Again, not even a month after averting a federal default and four-and-half months after avoiding a government shutdown, Washington could again stare into the crisis abyss.
The easy out?
Lawmakers and the administration could forge a comprehensive bill that keeps the government operating past September 30, includes emergency spending to address Irene and trims spending. But that's going to take a lot of give on all sides.
And it crashes headlong into one of the most steady dictums in American government: all politics is local.
Politics becomes local when a raging storm and its influences ravages the districts and states represented by a squadron of House and Senate appropriators who are charged with determining how the government spends its money.
Senate appropriators who represent Irene-whipped areas include Leahy along with Sens.
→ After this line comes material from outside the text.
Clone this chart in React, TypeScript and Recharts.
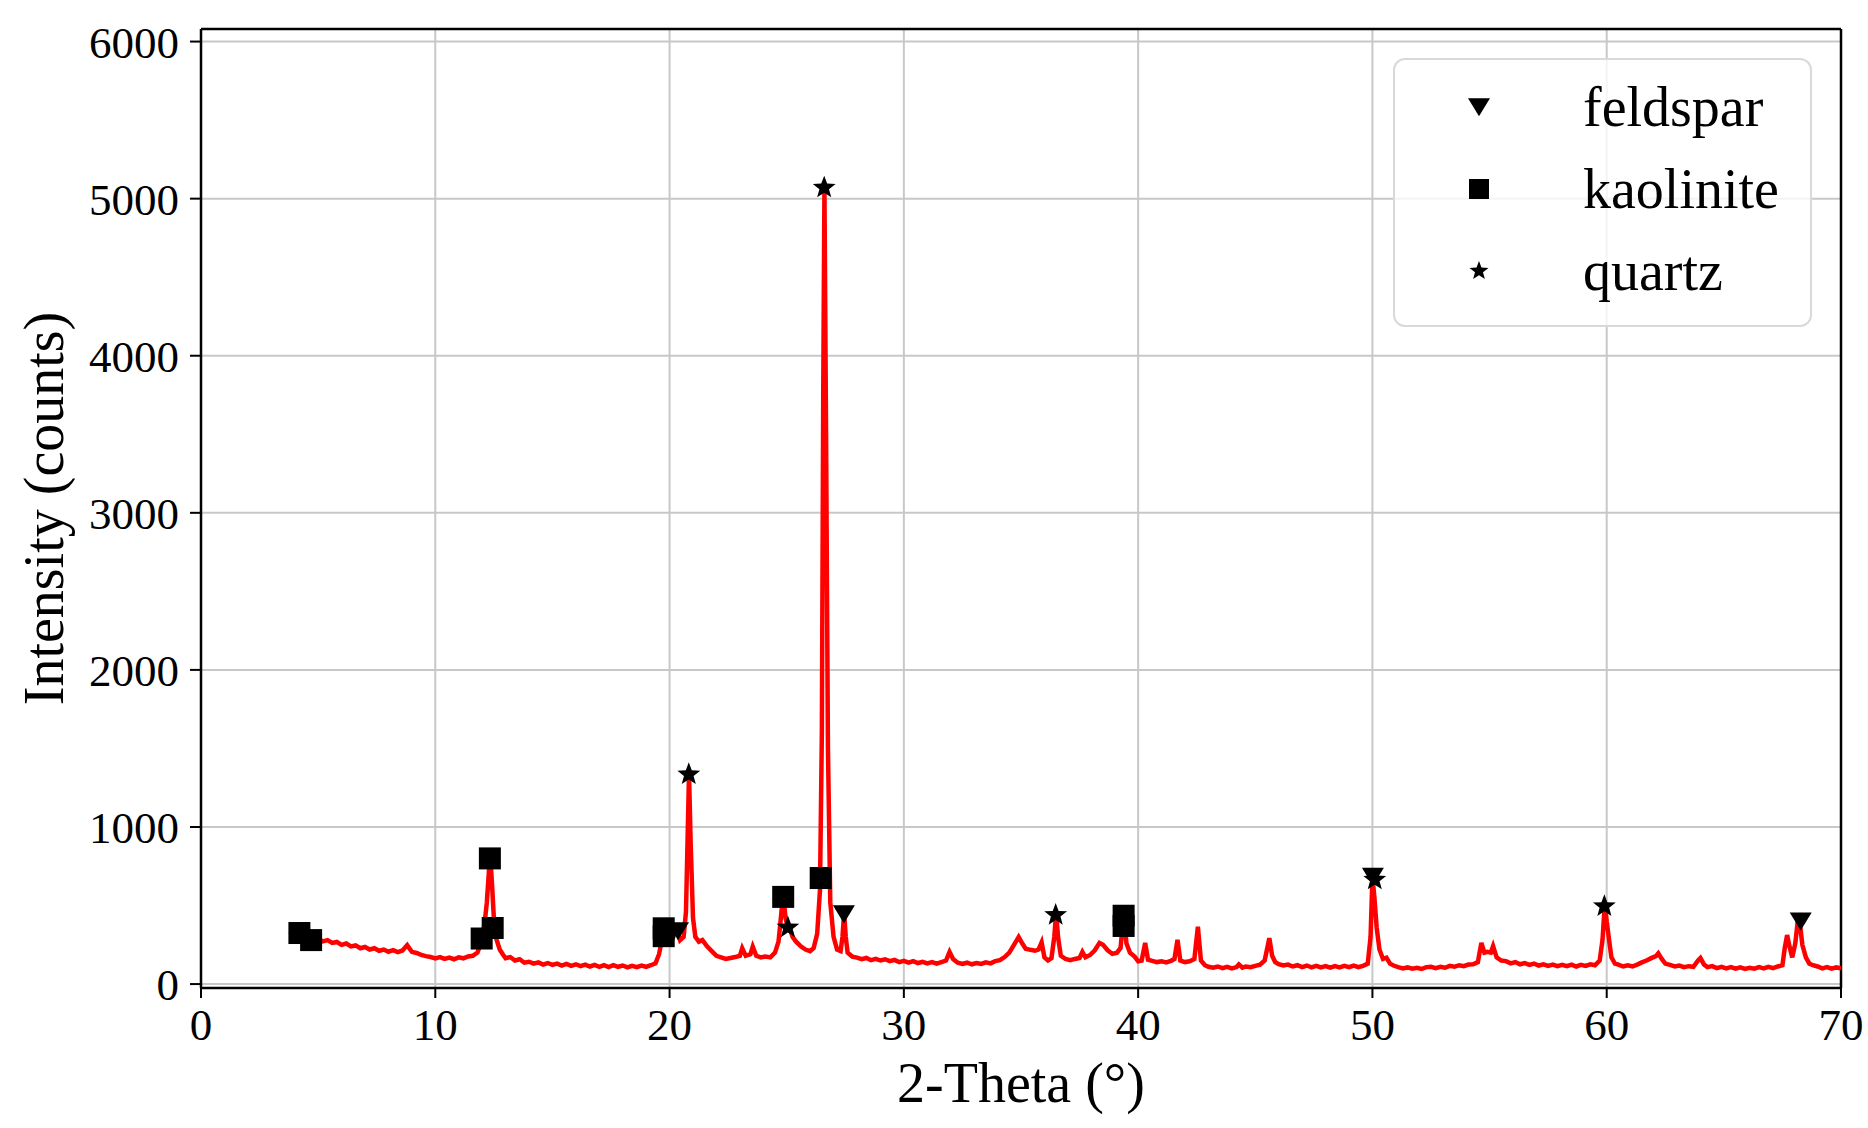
import React from "react";
import {
  ComposedChart,
  Line,
  Scatter,
  XAxis,
  YAxis,
  CartesianGrid,
  ReferenceLine,
  Label,
} from "recharts";

// XRD pattern, [2-theta, counts]
const lowAngle: [number, number][] = [
  [3.8, 335], [3.9, 318], [4.0, 328], [4.1, 312], [4.2, 334], [4.3, 308], [4.4, 318], [4.5, 300],
  [4.6, 306], [4.7, 290], [4.8, 298], [4.9, 284], [5.0, 290], [5.2, 272], [5.4, 280], [5.6, 262],
  [5.8, 268], [6.0, 250], [6.2, 258], [6.4, 240], [6.6, 246], [6.8, 228], [7.0, 236], [7.2, 220],
  [7.4, 228], [7.6, 212], [7.8, 220], [8.0, 206], [8.2, 216], [8.4, 204], [8.6, 214], [8.8, 248],
  [8.9, 226], [9.0, 205], [9.2, 198], [9.4, 186], [9.6, 178], [9.8, 172], [10.0, 164], [10.2, 172],
  [10.4, 160], [10.6, 168], [10.8, 158], [11.0, 170], [11.2, 164], [11.4, 176], [11.6, 180], [11.8, 200],
  [11.95, 260], [12.1, 380], [12.2, 520], [12.3, 740], [12.35, 800], [12.42, 640], [12.5, 420], [12.6, 290],
  [12.75, 220], [12.9, 185], [13.0, 165], [13.2, 172], [13.4, 150], [13.6, 158], [13.8, 136], [14.0, 142],
];

const midAngle1: [number, number][] = [
  [14.2, 130], [14.4, 138], [14.6, 124], [14.8, 134], [15.0, 122], [15.2, 130], [15.4, 118], [15.6, 128],
  [15.8, 116], [16.0, 126], [16.2, 114], [16.4, 124], [16.6, 112], [16.8, 122], [17.0, 110], [17.2, 120],
  [17.4, 108], [17.6, 120], [17.8, 110], [18.0, 118], [18.2, 106], [18.4, 116], [18.6, 108], [18.8, 118],
  [19.0, 110], [19.2, 120], [19.4, 132], [19.55, 190], [19.7, 300], [19.85, 372], [19.95, 300], [20.05, 270],
  [20.2, 312], [20.35, 330], [20.45, 280], [20.6, 300], [20.7, 460], [20.78, 1000], [20.83, 1338], [20.9, 900],
  [21.0, 420], [21.1, 300], [21.25, 270], [21.4, 280], [21.6, 240], [21.8, 210], [22.0, 180], [22.2, 170],
  [22.4, 160], [22.6, 166], [22.8, 172], [23.0, 180], [23.1, 228], [23.25, 180], [23.45, 190], [23.55, 238],
  [23.7, 180], [23.9, 170], [24.1, 176], [24.3, 170], [24.5, 200], [24.65, 270], [24.75, 420], [24.85, 575],
  [24.95, 420], [25.05, 360], [25.15, 345], [25.25, 300], [25.4, 270], [25.6, 240], [25.8, 220], [26.0, 210],
  [26.15, 230], [26.3, 320], [26.42, 600], [26.5, 1600], [26.56, 3800], [26.61, 5070], [26.68, 3500], [26.76, 1500],
  [26.86, 520], [27.0, 300], [27.15, 220], [27.3, 210], [27.38, 300], [27.45, 455], [27.52, 300], [27.6, 200],
  [27.8, 175], [28.0, 168],
];

const midAngle2: [number, number][] = [
  [28.2, 158], [28.4, 166], [28.6, 152], [28.8, 160], [29.0, 150], [29.2, 158], [29.4, 146], [29.6, 154],
  [29.8, 140], [30.0, 148], [30.2, 136], [30.4, 146], [30.6, 134], [30.8, 142], [31.0, 132], [31.2, 140],
  [31.4, 130], [31.6, 140], [31.8, 150], [31.95, 205], [32.1, 160], [32.3, 136], [32.5, 128], [32.7, 136],
  [32.9, 126], [33.1, 134], [33.3, 128], [33.5, 138], [33.7, 132], [33.9, 146], [34.1, 152], [34.3, 172],
  [34.5, 200], [34.7, 250], [34.9, 300], [35.05, 260], [35.2, 225], [35.4, 218], [35.6, 212], [35.75, 220],
  [35.88, 265], [36.0, 170], [36.15, 150], [36.3, 165], [36.42, 300], [36.5, 455], [36.58, 300], [36.7, 180],
  [36.9, 160], [37.1, 152], [37.3, 160], [37.5, 166], [37.62, 205], [37.75, 170], [37.95, 185], [38.15, 215],
  [38.35, 262], [38.5, 250], [38.7, 215], [38.9, 192], [39.1, 200], [39.25, 230], [39.38, 445], [39.5, 260],
  [39.65, 200], [39.85, 175], [40.0, 145], [40.15, 150], [40.3, 262], [40.42, 155], [40.6, 148], [40.8, 140],
  [41.0, 145], [41.2, 138], [41.4, 148], [41.55, 160], [41.68, 282], [41.8, 150], [42.0, 140], [42.2, 145],
  [42.4, 160], [42.55, 365], [42.68, 150], [42.85, 120], [43.0, 110], [43.2, 104], [43.4, 112], [43.6, 102],
  [43.8, 110], [44.0, 100], [44.2, 108], [44.3, 125], [44.45, 104], [44.6, 112], [44.8, 108], [45.0, 116],
  [45.2, 124], [45.4, 150], [45.6, 292], [45.72, 180], [45.85, 140], [46.0, 126],
];

const highAngle: [number, number][] = [
  [46.2, 118], [46.4, 124], [46.6, 112], [46.8, 120], [47.0, 108], [47.2, 118], [47.4, 106], [47.6, 116],
  [47.8, 106], [48.0, 114], [48.2, 104], [48.4, 114], [48.6, 106], [48.8, 116], [49.0, 108], [49.2, 118],
  [49.4, 108], [49.6, 116], [49.8, 130], [49.92, 300], [50.0, 680], [50.08, 560], [50.18, 360], [50.3, 220],
  [50.45, 160], [50.6, 168], [50.75, 130], [50.9, 118], [51.1, 108], [51.3, 100], [51.5, 106], [51.7, 98],
  [51.9, 104], [52.1, 96], [52.3, 108], [52.5, 110], [52.7, 102], [52.9, 110], [53.1, 104], [53.3, 116],
  [53.5, 110], [53.7, 120], [53.9, 114], [54.1, 124], [54.3, 126], [54.5, 140], [54.65, 262], [54.78, 200],
  [54.9, 205], [55.05, 200], [55.15, 242], [55.3, 170], [55.5, 150], [55.7, 146], [55.9, 132], [56.1, 140],
  [56.3, 126], [56.5, 134], [56.7, 122], [56.9, 130], [57.1, 118], [57.3, 126], [57.5, 116], [57.7, 124],
  [57.9, 114], [58.1, 122], [58.3, 114], [58.5, 124], [58.7, 112], [58.9, 122], [59.1, 116], [59.3, 126],
  [59.5, 120], [59.7, 150], [59.82, 280], [59.92, 515], [60.0, 400], [60.1, 282], [60.2, 170], [60.35, 130],
  [60.5, 124], [60.7, 112], [60.9, 120], [61.1, 112], [61.3, 124], [61.5, 138], [61.7, 150], [61.9, 165],
  [62.1, 178], [62.2, 196], [62.35, 160], [62.5, 130], [62.7, 122], [62.9, 112], [63.1, 118], [63.3, 108],
  [63.5, 114], [63.7, 110], [63.9, 150], [64.0, 166], [64.15, 125], [64.3, 108], [64.5, 114], [64.7, 102],
  [64.9, 110], [65.1, 100], [65.3, 108], [65.5, 98], [65.7, 106], [65.9, 96], [66.1, 104], [66.3, 98],
  [66.5, 108], [66.7, 100], [66.9, 110], [67.1, 102], [67.3, 112], [67.5, 120], [67.6, 230], [67.7, 312],
  [67.8, 240], [67.92, 170], [68.05, 260], [68.15, 395], [68.25, 380], [68.35, 250], [68.5, 170], [68.65, 130],
  [68.8, 120], [69.0, 112], [69.2, 100], [69.4, 108], [69.6, 98], [69.8, 106], [70.0, 100],
];

// phase markers, [2-theta, counts]
const feldspar: [number, number][] = [
  [20.36, 338], [27.44, 445], [50.02, 685], [68.28, 400],
];
const kaolinite: [number, number][] = [
  [4.2, 325], [4.7, 280], [11.98, 290], [12.45, 357], [12.33, 800], [19.75, 355], [19.75, 305],
  [24.85, 555], [26.45, 675], [39.38, 435], [39.38, 370],
];
const quartz: [number, number][] = [
  [20.82, 1335], [25.05, 360], [26.6, 5070], [36.48, 440], [50.1, 665], [59.9, 495],
];

const xTicks = [0, 10, 20, 30, 40, 50, 60, 70];
const yTicks = [0, 1000, 2000, 3000, 4000, 5000, 6000];

const FONT = '"Liberation Serif", "Times New Roman", serif';

const toPts = (arr: [number, number][]) => arr.map(([x, y]) => ({ x, y }));
const pattern = toPts([...lowAngle, ...midAngle1, ...midAngle2, ...highAngle]);

function TriDown({ cx, cy, s = 11 }: any) {
  return (
    <polygon
      points={`${cx - s},${cy - s * 0.8} ${cx + s},${cy - s * 0.8} ${cx},${cy + s * 0.85}`}
      fill="#000"
    />
  );
}

function Square({ cx, cy, s = 11 }: any) {
  return <rect x={cx - s} y={cy - s} width={2 * s} height={2 * s} fill="#000" />;
}

function Star({ cx, cy, s = 11 }: any) {
  const pts: string[] = [];
  for (let i = 0; i < 10; i++) {
    const r = i % 2 === 0 ? s : s * 0.42;
    const a = -Math.PI / 2 + (i * Math.PI) / 5;
    pts.push(`${cx + r * Math.cos(a)},${cy + r * Math.sin(a)}`);
  }
  return <polygon points={pts.join(" ")} fill="#000" />;
}

function LegendBox() {
  const rows = [
    { name: "feldspar", Shape: TriDown, s: 11 },
    { name: "kaolinite", Shape: Square, s: 10 },
    { name: "quartz", Shape: Star, s: 10 },
  ];
  return (
    <div
      style={{
        position: "absolute",
        left: 1393,
        top: 58,
        width: 419,
        height: 269,
        boxSizing: "border-box",
        border: "2px solid #d9d9d9",
        borderRadius: 12,
        background: "rgba(255,255,255,0.8)",
      }}
    >
      {rows.map((r, i) => (
        <div
          key={r.name}
          style={{
            position: "absolute",
            left: 0,
            top: 17 + i * 82,
            height: 60,
            display: "flex",
            alignItems: "center",
          }}
        >
          <svg width={170} height={60} style={{ display: "block" }}>
            <r.Shape cx={84} cy={30} s={r.s} />
          </svg>
          <span style={{ fontFamily: FONT, fontSize: 56, color: "#000", lineHeight: "60px", marginLeft: 18 }}>
            {r.name}
          </span>
        </div>
      ))}
    </div>
  );
}

export default function App() {
  return (
    <div style={{ position: "absolute", left: 0, top: 0, width: 1868, height: 1128, background: "#fff" }}>
      <ComposedChart
        width={1868}
        height={1128}
        margin={{ top: 29, right: 27, left: 0, bottom: 0 }}
      >
        <CartesianGrid stroke="#c8c8c8" strokeWidth={2} />
        <XAxis
          type="number"
          dataKey="x"
          domain={[0, 70]}
          ticks={xTicks}
          allowDataOverflow
          height={140}
          tickSize={10}
          tickMargin={10}
          axisLine={{ stroke: "#000", strokeWidth: 2.5 }}
          tickLine={{ stroke: "#000", strokeWidth: 2 }}
          tick={{ fontSize: 45, fill: "#000", fontFamily: FONT }}
        >
          <Label
            content={(p: any) => {
              const vb = p.viewBox || {};
              return (
                <text
                  x={vb.x + vb.width / 2}
                  y={vb.y + 114}
                  textAnchor="middle"
                  style={{ fontSize: 56, fontFamily: FONT, fill: "#000" }}
                >
                  2-Theta (°)
                </text>
              );
            }}
          />
        </XAxis>
        <YAxis
          type="number"
          domain={[-25, 6080]}
          ticks={yTicks}
          allowDataOverflow
          width={201}
          tickSize={11}
          tickMargin={11}
          axisLine={{ stroke: "#000", strokeWidth: 2.5 }}
          tickLine={{ stroke: "#000", strokeWidth: 2 }}
          tick={{ fontSize: 45, fill: "#000", fontFamily: FONT }}
        >
          <Label
            content={(p: any) => {
              const vb = p.viewBox || {};
              const cy = vb.y + vb.height / 2;
              return (
                <text
                  x={44}
                  y={cy}
                  transform={`rotate(-90, 44, ${cy})`}
                  textAnchor="middle"
                  dominantBaseline="central"
                  style={{ fontSize: 56, fontFamily: FONT, fill: "#000" }}
                >
                  Intensity (counts)
                </text>
              );
            }}
          />
        </YAxis>
        <ReferenceLine x={70} stroke="#000" strokeWidth={2.5} />
        <ReferenceLine y={6080} stroke="#000" strokeWidth={2.5} />
        <Scatter
          data={toPts(feldspar)}
          dataKey="y"
          isAnimationActive={false}
          shape={(p: any) => <TriDown cx={p.cx} cy={p.cy} s={11} />}
        />
        <Scatter
          data={toPts(kaolinite)}
          dataKey="y"
          isAnimationActive={false}
          shape={(p: any) => <Square cx={p.cx} cy={p.cy} s={11} />}
        />
        <Scatter
          data={toPts(quartz)}
          dataKey="y"
          isAnimationActive={false}
          shape={(p: any) => <Star cx={p.cx} cy={p.cy} s={12} />}
        />
        <Line
          data={pattern}
          dataKey="y"
          type="linear"
          stroke="#ff0000"
          strokeWidth={4.5}
          dot={false}
          isAnimationActive={false}
        />
      </ComposedChart>
      <LegendBox />
    </div>
  );
}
Barbara Mikulski (D-MD), Jack Reed (D-RI), Frank Lautenberg (D-NJ), Susan Collins (R-ME) and Lindsey Graham (R-SC).
In the House, the list includes Reps. Frank Wolf (R-VA), Rodney Frelinghuysen (R-NJ), Nita Lowey (D-NY), Jose Serrano (D-NY), Rosa DeLauro (D-CT), Jim Moran (D-VA), John Olver (D-MA), David Price (D-NC), Chakah Fattah (D-PA) and Steve Rothman (D-NJ).
So just as what's left of Irene spins out to sea, prepare for another storm to bear down on the Beltway coastline. It's a tempest over spending. And no one quite knows the path this gale might take.
Which leaves Capitol Hill well within a fiscal cone of uncertainty.